• [Stated goal]:
Retype the records below from their first line through the line containing "0.997, 1.010, 1.007];", and include nothing else.

(Records from a data source)
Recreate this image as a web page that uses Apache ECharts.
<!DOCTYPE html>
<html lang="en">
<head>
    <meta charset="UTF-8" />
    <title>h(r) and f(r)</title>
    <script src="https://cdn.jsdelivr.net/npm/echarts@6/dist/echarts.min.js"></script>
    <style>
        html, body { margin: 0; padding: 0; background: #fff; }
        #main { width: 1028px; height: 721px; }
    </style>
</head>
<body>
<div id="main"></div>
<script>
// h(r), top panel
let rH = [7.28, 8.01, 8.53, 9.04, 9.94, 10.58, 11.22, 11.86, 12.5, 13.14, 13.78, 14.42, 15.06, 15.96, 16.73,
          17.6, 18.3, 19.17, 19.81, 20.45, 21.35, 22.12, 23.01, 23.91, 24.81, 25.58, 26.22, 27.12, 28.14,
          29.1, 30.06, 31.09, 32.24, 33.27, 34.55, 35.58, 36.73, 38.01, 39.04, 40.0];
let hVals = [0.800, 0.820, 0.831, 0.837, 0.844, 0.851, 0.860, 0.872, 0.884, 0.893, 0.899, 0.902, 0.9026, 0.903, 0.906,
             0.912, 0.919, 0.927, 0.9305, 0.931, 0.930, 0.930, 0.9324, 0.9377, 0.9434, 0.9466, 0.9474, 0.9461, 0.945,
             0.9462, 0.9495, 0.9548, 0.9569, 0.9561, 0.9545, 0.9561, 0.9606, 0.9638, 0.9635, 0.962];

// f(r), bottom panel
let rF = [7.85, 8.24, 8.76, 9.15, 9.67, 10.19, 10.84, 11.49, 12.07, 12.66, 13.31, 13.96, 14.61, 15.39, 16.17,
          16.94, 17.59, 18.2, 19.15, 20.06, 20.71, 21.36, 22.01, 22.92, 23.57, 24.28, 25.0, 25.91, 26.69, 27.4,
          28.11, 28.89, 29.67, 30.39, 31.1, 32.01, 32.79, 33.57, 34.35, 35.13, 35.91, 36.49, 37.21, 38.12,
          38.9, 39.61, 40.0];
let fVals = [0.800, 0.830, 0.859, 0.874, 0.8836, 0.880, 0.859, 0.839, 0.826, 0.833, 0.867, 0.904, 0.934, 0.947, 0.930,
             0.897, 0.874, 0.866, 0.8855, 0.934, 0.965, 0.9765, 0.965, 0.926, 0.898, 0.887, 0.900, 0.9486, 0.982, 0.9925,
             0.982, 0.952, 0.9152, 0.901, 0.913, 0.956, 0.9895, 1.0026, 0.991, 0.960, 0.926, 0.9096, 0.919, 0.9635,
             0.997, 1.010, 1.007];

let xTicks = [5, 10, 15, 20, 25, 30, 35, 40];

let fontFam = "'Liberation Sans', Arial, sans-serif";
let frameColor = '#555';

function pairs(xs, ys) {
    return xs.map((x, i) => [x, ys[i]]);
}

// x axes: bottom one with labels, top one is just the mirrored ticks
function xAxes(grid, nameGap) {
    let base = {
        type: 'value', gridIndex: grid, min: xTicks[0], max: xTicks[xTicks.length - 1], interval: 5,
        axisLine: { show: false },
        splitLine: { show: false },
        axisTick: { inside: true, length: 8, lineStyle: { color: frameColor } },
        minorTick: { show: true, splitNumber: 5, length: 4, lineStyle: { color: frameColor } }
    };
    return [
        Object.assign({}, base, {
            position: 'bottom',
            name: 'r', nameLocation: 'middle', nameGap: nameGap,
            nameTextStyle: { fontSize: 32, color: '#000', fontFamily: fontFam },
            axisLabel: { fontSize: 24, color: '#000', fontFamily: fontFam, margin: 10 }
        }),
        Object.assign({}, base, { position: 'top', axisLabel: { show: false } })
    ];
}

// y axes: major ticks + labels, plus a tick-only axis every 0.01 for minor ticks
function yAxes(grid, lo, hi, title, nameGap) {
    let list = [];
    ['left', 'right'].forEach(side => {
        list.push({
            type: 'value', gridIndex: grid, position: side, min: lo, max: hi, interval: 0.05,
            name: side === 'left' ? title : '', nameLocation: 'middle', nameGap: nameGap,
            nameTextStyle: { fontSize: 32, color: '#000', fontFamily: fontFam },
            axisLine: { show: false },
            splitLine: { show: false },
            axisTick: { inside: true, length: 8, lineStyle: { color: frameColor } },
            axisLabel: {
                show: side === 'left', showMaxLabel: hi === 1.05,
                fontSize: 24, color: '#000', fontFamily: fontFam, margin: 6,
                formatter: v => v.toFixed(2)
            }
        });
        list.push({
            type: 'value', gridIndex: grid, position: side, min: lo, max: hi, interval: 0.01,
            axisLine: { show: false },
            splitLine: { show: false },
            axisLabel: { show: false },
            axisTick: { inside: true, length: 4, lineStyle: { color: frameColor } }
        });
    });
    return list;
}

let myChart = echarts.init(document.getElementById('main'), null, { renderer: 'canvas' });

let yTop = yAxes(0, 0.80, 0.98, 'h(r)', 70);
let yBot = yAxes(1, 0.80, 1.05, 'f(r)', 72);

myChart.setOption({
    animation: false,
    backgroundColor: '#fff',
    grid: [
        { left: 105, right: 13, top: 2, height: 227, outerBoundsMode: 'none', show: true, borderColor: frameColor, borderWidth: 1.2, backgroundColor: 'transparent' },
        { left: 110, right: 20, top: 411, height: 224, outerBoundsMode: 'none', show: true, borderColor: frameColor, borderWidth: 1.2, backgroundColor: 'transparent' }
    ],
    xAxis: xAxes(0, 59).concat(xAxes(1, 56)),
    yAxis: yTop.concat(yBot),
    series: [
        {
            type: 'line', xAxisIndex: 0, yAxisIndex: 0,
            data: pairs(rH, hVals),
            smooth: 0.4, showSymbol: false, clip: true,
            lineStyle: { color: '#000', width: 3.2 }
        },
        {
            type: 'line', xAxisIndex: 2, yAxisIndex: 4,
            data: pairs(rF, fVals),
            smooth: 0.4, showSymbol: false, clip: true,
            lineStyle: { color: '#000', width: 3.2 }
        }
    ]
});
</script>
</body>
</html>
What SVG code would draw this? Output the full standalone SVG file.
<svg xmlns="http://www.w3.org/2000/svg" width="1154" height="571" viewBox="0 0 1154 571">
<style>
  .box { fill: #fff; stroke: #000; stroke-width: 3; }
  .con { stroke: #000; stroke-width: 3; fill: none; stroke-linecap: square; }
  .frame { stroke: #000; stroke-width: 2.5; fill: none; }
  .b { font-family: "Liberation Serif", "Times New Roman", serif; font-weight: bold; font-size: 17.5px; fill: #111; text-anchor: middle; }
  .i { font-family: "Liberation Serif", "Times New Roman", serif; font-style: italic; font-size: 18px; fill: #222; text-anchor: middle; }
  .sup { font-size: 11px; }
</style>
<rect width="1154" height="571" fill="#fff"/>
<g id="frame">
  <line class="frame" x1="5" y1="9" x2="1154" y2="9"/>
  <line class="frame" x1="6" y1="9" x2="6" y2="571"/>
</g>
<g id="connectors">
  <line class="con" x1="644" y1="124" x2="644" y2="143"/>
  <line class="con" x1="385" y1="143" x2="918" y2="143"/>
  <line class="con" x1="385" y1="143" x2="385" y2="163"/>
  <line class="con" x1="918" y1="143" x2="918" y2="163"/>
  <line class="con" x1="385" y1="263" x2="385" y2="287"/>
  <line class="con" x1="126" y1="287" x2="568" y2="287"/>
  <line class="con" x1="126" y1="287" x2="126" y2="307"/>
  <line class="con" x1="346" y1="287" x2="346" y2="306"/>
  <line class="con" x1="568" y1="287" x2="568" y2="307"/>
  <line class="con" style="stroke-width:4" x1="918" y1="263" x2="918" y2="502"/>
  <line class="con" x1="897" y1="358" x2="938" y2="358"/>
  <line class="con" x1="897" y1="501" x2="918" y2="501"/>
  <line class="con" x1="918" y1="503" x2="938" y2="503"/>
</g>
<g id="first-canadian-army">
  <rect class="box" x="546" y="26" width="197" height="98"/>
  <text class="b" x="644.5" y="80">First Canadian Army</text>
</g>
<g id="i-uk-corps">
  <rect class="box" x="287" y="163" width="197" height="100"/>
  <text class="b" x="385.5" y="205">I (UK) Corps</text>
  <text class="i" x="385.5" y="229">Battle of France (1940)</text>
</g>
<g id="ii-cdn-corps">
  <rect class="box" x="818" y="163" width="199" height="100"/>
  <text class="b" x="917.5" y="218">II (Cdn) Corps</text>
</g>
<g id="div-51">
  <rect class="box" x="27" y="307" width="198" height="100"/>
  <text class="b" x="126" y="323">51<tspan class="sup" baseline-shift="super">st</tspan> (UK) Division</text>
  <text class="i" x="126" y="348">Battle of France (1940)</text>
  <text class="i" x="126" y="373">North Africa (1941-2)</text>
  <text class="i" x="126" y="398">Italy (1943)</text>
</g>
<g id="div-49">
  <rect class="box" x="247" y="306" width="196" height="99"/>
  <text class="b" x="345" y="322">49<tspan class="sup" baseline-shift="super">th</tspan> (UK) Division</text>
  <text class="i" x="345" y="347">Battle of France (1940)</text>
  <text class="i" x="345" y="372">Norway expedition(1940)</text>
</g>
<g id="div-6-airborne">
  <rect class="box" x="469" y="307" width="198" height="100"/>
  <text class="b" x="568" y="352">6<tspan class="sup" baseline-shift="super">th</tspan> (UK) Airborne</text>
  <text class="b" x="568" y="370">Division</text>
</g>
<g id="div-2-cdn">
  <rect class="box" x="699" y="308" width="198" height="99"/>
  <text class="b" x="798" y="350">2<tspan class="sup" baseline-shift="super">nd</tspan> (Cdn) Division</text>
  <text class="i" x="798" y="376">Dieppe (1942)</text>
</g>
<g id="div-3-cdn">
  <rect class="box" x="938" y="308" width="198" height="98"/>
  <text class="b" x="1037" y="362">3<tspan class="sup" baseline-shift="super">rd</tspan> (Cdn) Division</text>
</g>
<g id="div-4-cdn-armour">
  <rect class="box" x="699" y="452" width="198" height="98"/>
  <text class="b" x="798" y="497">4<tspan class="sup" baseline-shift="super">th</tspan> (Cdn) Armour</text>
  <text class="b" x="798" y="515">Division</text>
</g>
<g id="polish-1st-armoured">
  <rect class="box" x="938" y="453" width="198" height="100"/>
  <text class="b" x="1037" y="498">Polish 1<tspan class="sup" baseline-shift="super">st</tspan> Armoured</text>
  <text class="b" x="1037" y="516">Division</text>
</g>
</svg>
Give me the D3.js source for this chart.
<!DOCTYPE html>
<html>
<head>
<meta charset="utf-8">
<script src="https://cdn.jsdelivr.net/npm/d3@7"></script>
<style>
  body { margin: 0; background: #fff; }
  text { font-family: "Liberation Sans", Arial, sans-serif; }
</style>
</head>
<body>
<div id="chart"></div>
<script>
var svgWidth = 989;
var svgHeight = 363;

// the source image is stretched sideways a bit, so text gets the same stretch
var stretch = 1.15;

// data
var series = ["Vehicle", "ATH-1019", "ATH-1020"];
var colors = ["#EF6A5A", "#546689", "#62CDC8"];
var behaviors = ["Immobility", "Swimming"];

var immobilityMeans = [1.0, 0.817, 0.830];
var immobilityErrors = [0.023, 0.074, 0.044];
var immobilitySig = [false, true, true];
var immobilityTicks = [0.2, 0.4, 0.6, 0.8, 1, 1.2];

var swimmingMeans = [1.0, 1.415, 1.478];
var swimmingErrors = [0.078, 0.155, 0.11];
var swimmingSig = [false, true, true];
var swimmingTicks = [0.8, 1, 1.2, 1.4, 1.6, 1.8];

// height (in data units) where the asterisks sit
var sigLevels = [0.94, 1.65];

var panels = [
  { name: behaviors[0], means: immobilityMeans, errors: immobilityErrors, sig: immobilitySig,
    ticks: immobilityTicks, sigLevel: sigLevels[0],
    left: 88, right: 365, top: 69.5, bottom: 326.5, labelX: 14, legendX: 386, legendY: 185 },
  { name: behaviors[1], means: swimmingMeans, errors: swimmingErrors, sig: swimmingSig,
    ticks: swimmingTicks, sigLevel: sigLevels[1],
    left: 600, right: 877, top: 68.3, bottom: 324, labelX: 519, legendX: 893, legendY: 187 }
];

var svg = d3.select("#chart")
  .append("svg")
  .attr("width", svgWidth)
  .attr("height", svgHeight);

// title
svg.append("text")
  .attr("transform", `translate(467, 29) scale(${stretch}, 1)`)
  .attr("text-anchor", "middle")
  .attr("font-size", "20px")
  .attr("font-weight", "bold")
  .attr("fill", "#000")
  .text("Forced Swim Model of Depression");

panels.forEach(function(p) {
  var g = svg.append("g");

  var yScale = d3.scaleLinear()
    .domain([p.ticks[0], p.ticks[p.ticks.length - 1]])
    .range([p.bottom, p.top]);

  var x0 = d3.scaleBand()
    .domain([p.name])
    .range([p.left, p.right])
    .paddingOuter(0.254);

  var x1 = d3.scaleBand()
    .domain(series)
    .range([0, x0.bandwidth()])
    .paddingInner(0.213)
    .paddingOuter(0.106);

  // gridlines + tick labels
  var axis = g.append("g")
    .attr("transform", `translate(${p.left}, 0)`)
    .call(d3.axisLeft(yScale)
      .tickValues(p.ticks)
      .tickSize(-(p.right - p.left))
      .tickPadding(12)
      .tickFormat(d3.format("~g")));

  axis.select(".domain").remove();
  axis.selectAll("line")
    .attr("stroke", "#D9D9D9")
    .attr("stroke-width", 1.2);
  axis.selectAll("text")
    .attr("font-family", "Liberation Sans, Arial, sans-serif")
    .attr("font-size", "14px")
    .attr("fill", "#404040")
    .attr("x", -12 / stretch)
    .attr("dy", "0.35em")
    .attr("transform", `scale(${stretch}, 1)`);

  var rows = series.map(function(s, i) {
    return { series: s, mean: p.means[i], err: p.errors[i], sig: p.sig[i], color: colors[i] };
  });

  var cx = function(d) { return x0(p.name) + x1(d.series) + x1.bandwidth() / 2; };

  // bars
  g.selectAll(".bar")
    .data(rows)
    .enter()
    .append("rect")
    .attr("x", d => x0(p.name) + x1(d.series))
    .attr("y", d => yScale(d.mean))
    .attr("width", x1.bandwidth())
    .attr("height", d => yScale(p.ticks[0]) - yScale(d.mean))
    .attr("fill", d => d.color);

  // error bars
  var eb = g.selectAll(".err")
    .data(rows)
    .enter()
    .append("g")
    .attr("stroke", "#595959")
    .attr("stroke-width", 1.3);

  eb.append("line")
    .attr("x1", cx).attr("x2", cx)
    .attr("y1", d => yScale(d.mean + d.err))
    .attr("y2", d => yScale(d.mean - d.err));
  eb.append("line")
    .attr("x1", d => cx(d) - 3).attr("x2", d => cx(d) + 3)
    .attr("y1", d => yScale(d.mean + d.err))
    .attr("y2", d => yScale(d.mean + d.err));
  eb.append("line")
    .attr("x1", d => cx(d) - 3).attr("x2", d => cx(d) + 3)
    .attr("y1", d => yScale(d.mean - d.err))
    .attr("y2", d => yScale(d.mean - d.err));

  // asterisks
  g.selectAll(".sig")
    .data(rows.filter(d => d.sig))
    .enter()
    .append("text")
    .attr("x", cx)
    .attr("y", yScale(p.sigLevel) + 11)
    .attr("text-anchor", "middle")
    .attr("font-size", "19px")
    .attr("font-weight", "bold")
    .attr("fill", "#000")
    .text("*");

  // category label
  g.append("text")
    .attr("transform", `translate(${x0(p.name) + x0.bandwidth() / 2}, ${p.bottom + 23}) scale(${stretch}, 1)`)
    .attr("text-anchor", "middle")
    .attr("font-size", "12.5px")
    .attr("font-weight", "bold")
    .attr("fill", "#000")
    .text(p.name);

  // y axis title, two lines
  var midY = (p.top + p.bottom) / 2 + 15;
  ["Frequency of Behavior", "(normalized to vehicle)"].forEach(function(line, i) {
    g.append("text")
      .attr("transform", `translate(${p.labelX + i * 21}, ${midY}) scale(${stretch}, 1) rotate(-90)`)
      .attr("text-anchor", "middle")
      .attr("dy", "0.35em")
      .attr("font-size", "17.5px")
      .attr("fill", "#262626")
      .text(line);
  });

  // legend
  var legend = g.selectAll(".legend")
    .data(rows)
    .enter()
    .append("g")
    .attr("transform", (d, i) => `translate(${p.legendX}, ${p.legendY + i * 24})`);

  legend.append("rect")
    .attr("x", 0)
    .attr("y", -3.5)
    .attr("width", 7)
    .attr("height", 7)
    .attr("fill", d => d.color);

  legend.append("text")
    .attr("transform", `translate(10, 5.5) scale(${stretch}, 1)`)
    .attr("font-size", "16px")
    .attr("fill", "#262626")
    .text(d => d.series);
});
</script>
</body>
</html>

• [Written solution]:
Recreate this image as a web page that uses Apache ECharts.
<!DOCTYPE html>
<html lang="en">
<head>
    <meta charset="UTF-8" />
    <title>h(r) and f(r)</title>
    <script src="https://cdn.jsdelivr.net/npm/echarts@6/dist/echarts.min.js"></script>
    <style>
        html, body { margin: 0; padding: 0; background: #fff; }
        #main { width: 1028px; height: 721px; }
    </style>
</head>
<body>
<div id="main"></div>
<script>
// h(r), top panel
let rH = [7.28, 8.01, 8.53, 9.04, 9.94, 10.58, 11.22, 11.86, 12.5, 13.14, 13.78, 14.42, 15.06, 15.96, 16.73,
          17.6, 18.3, 19.17, 19.81, 20.45, 21.35, 22.12, 23.01, 23.91, 24.81, 25.58, 26.22, 27.12, 28.14,
          29.1, 30.06, 31.09, 32.24, 33.27, 34.55, 35.58, 36.73, 38.01, 39.04, 40.0];
let hVals = [0.800, 0.820, 0.831, 0.837, 0.844, 0.851, 0.860, 0.872, 0.884, 0.893, 0.899, 0.902, 0.9026, 0.903, 0.906,
             0.912, 0.919, 0.927, 0.9305, 0.931, 0.930, 0.930, 0.9324, 0.9377, 0.9434, 0.9466, 0.9474, 0.9461, 0.945,
             0.9462, 0.9495, 0.9548, 0.9569, 0.9561, 0.9545, 0.9561, 0.9606, 0.9638, 0.9635, 0.962];

// f(r), bottom panel
let rF = [7.85, 8.24, 8.76, 9.15, 9.67, 10.19, 10.84, 11.49, 12.07, 12.66, 13.31, 13.96, 14.61, 15.39, 16.17,
          16.94, 17.59, 18.2, 19.15, 20.06, 20.71, 21.36, 22.01, 22.92, 23.57, 24.28, 25.0, 25.91, 26.69, 27.4,
          28.11, 28.89, 29.67, 30.39, 31.1, 32.01, 32.79, 33.57, 34.35, 35.13, 35.91, 36.49, 37.21, 38.12,
          38.9, 39.61, 40.0];
let fVals = [0.800, 0.830, 0.859, 0.874, 0.8836, 0.880, 0.859, 0.839, 0.826, 0.833, 0.867, 0.904, 0.934, 0.947, 0.930,
             0.897, 0.874, 0.866, 0.8855, 0.934, 0.965, 0.9765, 0.965, 0.926, 0.898, 0.887, 0.900, 0.9486, 0.982, 0.9925,
             0.982, 0.952, 0.9152, 0.901, 0.913, 0.956, 0.9895, 1.0026, 0.991, 0.960, 0.926, 0.9096, 0.919, 0.9635,
             0.997, 1.010, 1.007];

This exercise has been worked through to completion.